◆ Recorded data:

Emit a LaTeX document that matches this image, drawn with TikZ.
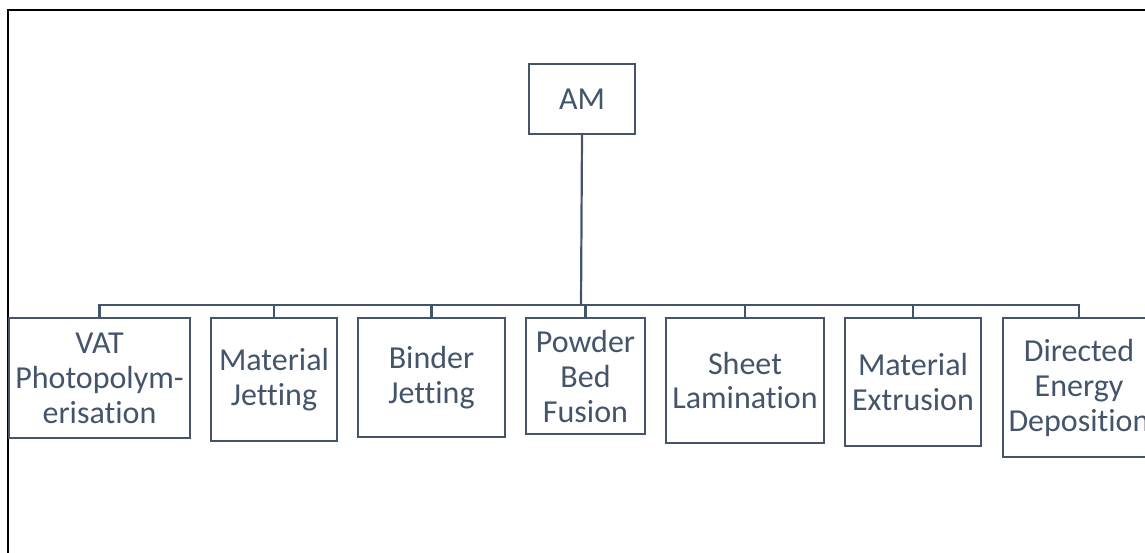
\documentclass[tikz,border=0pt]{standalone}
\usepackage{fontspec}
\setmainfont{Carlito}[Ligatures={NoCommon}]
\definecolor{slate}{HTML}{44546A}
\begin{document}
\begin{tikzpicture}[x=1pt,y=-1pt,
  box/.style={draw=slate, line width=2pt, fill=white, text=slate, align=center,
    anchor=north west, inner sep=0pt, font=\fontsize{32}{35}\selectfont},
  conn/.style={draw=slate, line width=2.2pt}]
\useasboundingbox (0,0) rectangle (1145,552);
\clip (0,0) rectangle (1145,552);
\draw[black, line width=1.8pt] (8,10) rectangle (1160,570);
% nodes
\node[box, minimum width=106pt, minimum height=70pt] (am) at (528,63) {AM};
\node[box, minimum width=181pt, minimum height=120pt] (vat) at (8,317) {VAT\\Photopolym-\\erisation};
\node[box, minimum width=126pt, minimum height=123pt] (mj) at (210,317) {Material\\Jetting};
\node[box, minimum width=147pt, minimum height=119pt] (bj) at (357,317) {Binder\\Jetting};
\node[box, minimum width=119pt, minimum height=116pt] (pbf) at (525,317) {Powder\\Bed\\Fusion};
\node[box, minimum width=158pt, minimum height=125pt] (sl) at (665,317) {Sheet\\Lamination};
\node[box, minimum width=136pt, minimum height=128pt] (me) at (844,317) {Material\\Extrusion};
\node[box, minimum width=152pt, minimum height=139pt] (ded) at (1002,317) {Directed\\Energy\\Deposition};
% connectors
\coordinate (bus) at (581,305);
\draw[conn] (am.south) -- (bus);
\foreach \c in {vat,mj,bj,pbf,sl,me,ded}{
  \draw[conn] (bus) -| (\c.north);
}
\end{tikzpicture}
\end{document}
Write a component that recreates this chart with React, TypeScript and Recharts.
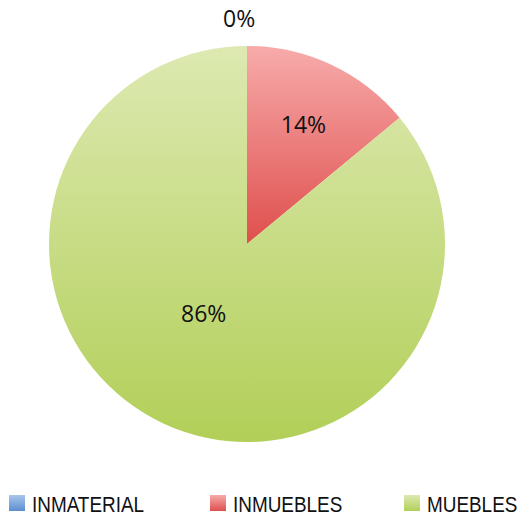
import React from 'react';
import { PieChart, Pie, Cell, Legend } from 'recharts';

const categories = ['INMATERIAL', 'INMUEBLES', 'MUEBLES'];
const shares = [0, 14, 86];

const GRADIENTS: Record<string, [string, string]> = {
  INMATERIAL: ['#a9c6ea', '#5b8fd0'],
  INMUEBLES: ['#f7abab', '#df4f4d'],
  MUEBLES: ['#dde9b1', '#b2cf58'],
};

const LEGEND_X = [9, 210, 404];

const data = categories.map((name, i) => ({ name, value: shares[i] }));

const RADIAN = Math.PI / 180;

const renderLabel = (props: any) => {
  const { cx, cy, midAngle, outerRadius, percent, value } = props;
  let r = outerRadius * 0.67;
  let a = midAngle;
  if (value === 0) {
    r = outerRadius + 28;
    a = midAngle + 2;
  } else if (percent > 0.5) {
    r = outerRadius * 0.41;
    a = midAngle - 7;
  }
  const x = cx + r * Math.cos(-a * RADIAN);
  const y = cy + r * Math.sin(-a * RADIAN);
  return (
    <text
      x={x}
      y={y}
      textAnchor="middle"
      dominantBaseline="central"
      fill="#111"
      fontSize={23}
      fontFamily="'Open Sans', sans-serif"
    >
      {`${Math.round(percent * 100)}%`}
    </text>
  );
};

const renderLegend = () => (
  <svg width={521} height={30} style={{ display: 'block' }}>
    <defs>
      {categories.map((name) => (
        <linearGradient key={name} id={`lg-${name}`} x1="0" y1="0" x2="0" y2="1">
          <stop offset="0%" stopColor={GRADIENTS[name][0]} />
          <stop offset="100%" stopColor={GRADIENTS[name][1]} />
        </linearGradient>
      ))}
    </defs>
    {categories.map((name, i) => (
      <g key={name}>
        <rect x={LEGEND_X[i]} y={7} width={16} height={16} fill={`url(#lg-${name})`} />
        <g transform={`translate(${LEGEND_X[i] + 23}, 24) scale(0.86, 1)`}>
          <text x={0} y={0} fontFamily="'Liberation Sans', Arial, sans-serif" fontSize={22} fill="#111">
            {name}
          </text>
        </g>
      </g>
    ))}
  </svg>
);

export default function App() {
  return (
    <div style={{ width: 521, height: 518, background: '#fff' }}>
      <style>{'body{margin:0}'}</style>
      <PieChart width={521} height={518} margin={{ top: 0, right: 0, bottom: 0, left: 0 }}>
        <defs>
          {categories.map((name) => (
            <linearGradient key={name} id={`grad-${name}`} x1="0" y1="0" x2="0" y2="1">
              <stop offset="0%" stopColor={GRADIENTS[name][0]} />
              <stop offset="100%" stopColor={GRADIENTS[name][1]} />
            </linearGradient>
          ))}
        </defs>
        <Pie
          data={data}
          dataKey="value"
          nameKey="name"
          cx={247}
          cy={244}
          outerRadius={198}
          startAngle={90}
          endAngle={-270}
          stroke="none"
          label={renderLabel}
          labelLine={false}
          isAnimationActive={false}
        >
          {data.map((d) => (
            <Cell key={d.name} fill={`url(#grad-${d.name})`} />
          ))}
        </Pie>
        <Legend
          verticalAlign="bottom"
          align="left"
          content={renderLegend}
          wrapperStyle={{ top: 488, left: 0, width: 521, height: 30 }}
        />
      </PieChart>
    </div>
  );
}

◆ THE TASK: Above are records to transcribe exactly; leave their pictures out.

◆ WORKED ANSWER:
Emit a LaTeX document that matches this image, drawn with TikZ.
\documentclass[tikz,border=0pt]{standalone}
\usepackage{fontspec}
\setmainfont{Carlito}[Ligatures={NoCommon}]
\definecolor{slate}{HTML}{44546A}
\begin{document}
\begin{tikzpicture}[x=1pt,y=-1pt,
  box/.style={draw=slate, line width=2pt, fill=white, text=slate, align=center,
    anchor=north west, inner sep=0pt, font=\fontsize{32}{35}\selectfont},
  conn/.style={draw=slate, line width=2.2pt}]
\useasboundingbox (0,0) rectangle (1145,552);
\clip (0,0) rectangle (1145,552);
\draw[black, line width=1.8pt] (8,10) rectangle (1160,570);
% nodes
\node[box, minimum width=106pt, minimum height=70pt] (am) at (528,63) {AM};
\node[box, minimum width=181pt, minimum height=120pt] (vat) at (8,317) {VAT\\Photopolym-\\erisation};
\node[box, minimum width=126pt, minimum height=123pt] (mj) at (210,317) {Material\\Jetting};
\node[box, minimum width=147pt, minimum height=119pt] (bj) at (357,317) {Binder\\Jetting};
\node[box, minimum width=119pt, minimum height=116pt] (pbf) at (525,317) {Powder\\Bed\\Fusion};
\node[box, minimum width=158pt, minimum height=125pt] (sl) at (665,317) {Sheet\\Lamination};
\node[box, minimum width=136pt, minimum height=128pt] (me) at (844,317) {Material\\Extrusion};
\node[box, minimum width=152pt, minimum height=139pt] (ded) at (1002,317) {Directed\\Energy\\Deposition};
% connectors
\coordinate (bus) at (581,305);
\draw[conn] (am.south) -- (bus);
\foreach \c in {vat,mj,bj,pbf,sl,me,ded}{
  \draw[conn] (bus) -| (\c.north);
}
\end{tikzpicture}
\end{document}
Write a component that recreates this chart with React, TypeScript and Recharts.
import React from 'react';
import { PieChart, Pie, Cell, Legend } from 'recharts';

const categories = ['INMATERIAL', 'INMUEBLES', 'MUEBLES'];
const shares = [0, 14, 86];

const GRADIENTS: Record<string, [string, string]> = {
  INMATERIAL: ['#a9c6ea', '#5b8fd0'],
  INMUEBLES: ['#f7abab', '#df4f4d'],
  MUEBLES: ['#dde9b1', '#b2cf58'],
};

const LEGEND_X = [9, 210, 404];

const data = categories.map((name, i) => ({ name, value: shares[i] }));

const RADIAN = Math.PI / 180;

const renderLabel = (props: any) => {
  const { cx, cy, midAngle, outerRadius, percent, value } = props;
  let r = outerRadius * 0.67;
  let a = midAngle;
  if (value === 0) {
    r = outerRadius + 28;
    a = midAngle + 2;
  } else if (percent > 0.5) {
    r = outerRadius * 0.41;
    a = midAngle - 7;
  }
  const x = cx + r * Math.cos(-a * RADIAN);
  const y = cy + r * Math.sin(-a * RADIAN);
  return (
    <text
      x={x}
      y={y}
      textAnchor="middle"
      dominantBaseline="central"
      fill="#111"
      fontSize={23}
      fontFamily="'Open Sans', sans-serif"
    >
      {`${Math.round(percent * 100)}%`}
    </text>
  );
};

const renderLegend = () => (
  <svg width={521} height={30} style={{ display: 'block' }}>
    <defs>
      {categories.map((name) => (
        <linearGradient key={name} id={`lg-${name}`} x1="0" y1="0" x2="0" y2="1">
          <stop offset="0%" stopColor={GRADIENTS[name][0]} />
          <stop offset="100%" stopColor={GRADIENTS[name][1]} />
        </linearGradient>
      ))}
    </defs>
    {categories.map((name, i) => (
      <g key={name}>
        <rect x={LEGEND_X[i]} y={7} width={16} height={16} fill={`url(#lg-${name})`} />
        <g transform={`translate(${LEGEND_X[i] + 23}, 24) scale(0.86, 1)`}>
          <text x={0} y={0} fontFamily="'Liberation Sans', Arial, sans-serif" fontSize={22} fill="#111">
            {name}
          </text>
        </g>
      </g>
    ))}
  </svg>
);

export default function App() {
  return (
    <div style={{ width: 521, height: 518, background: '#fff' }}>
      <style>{'body{margin:0}'}</style>
      <PieChart width={521} height={518} margin={{ top: 0, right: 0, bottom: 0, left: 0 }}>
        <defs>
          {categories.map((name) => (
            <linearGradient key={name} id={`grad-${name}`} x1="0" y1="0" x2="0" y2="1">
              <stop offset="0%" stopColor={GRADIENTS[name][0]} />
              <stop offset="100%" stopColor={GRADIENTS[name][1]} />
            </linearGradient>
          ))}
        </defs>
        <Pie
          data={data}
          dataKey="value"
          nameKey="name"
          cx={247}
          cy={244}
          outerRadius={198}
          startAngle={90}
          endAngle={-270}
          stroke="none"
          label={renderLabel}
          labelLine={false}
          isAnimationActive={false}
        >
          {data.map((d) => (
            <Cell key={d.name} fill={`url(#grad-${d.name})`} />
          ))}
        </Pie>
        <Legend
          verticalAlign="bottom"
          align="left"
          content={renderLegend}
          wrapperStyle={{ top: 488, left: 0, width: 521, height: 30 }}
        />
      </PieChart>
    </div>
  );
}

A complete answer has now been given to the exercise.